Pave the way for greater ease of preventing proceeds of crime from being moved so quickly (rather than of being moved)
Notwithstanding the above, it is often difficult to obtain successful enforcement actions against the perpetrators of cyber-fraud as they can so easily stay anonymous in cyberspace. However, a recent judgment of English Commercial Court (CMOC v Persons Unknown  EWHC 3599 (Comm) has provided some interesting and helpful guidance for this type of situation which could pave the way for greater ease of preventing proceeds of crime of being moved so quickly.
In this case, alleged frauds were committed by unknown persons who infiltrated the email account of one of the senior managers of the targeted company. The fraudsters were then able to send payment instructions to the company’s financial administrators to remit a number of very large payments from the company’s bank account, at Bank of China in London, to various other banks around the world. The sums fraudulently transferred were in the region of £6.3 million in total.
In the first of its kind, the court granted a worldwide freezing order (WFO) against the assets of ‘persons unknown’ who perpetrated the fraud but remain unidentified. The court also noted that a WFO can be used to further other ancillary relief against third parties e.g. the recipient banks of the fraud to assist in tracing and recovering the stolen funds which would not be available unless a freezing order was in place.
Although courts in Hong Kong currently have the power to grant an injunction against unnamed defendants, the courts must be satisfied that the description as to the unknown defendants’ conducts is sufficiently certain such that only those who should necessarily be included can be identified. The decision of the English courts will therefore be of significance to the Hong Kong courts as English authorities are regarded as persuasive authority in the Hong Kong courts.
In light of the above, it’s clear that financial institutions in Hong Kong need to recognise the damage that cyber-crime is having across all sectors and in the context of its international business with overseas investors and businesses. Banks in particular need to pay more attention to what policies they can implement to ensure that the impact of money laundering in Hong Kong is eradicated or significantly reduced. New technologies such as AI and biometric security mechanisms are making financial services more convenient but sometimes act as a double edged sword – with savvy fraudsters always seemingly one step ahead.

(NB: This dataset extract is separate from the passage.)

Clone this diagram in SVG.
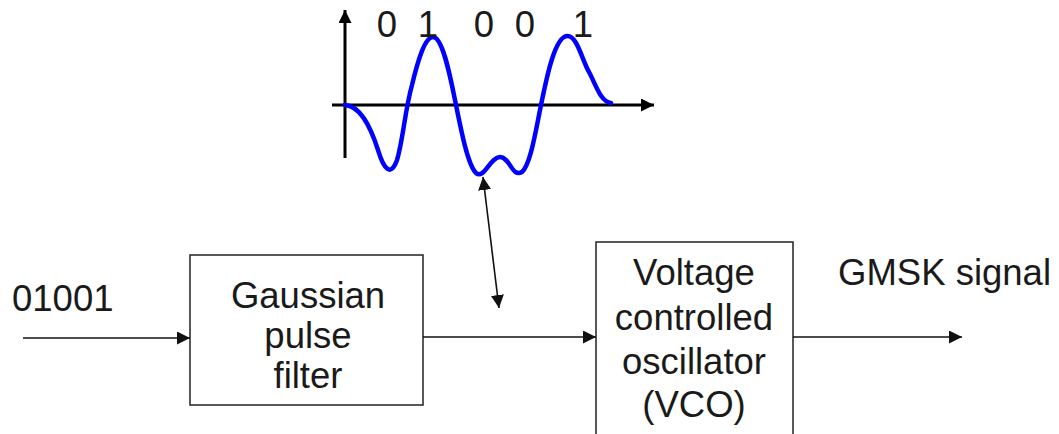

However, biometric technology has become increasingly accessible and reliable, and has become more appealing to banks, financial institutions and regulators in their bid to reduce fraud and cyber-crime. Equally, artificial intelligence and data analysis that can detect abnormal transactions more easily, and understanding the related risks associated with this type of technology may serve to provide at least the minimum security measures required to keep money launderers and cyber-fraudsters at bay.
In terms of protecting companies from the consequences of email scams, the Hong Kong courts appear to be sympathetic to victims to cyber-fraud and this trend is likely to continue given the vast amount of cyber-crime cases that are ending up in the Hong Kong courts both from local and overseas companies.
Although ongoing, the CMOK case is still welcome news for the international business and finance world, allowing victims of cyber-fraud to pursue anonymous fraudsters in a bid to recover losses as a result of criminal activity.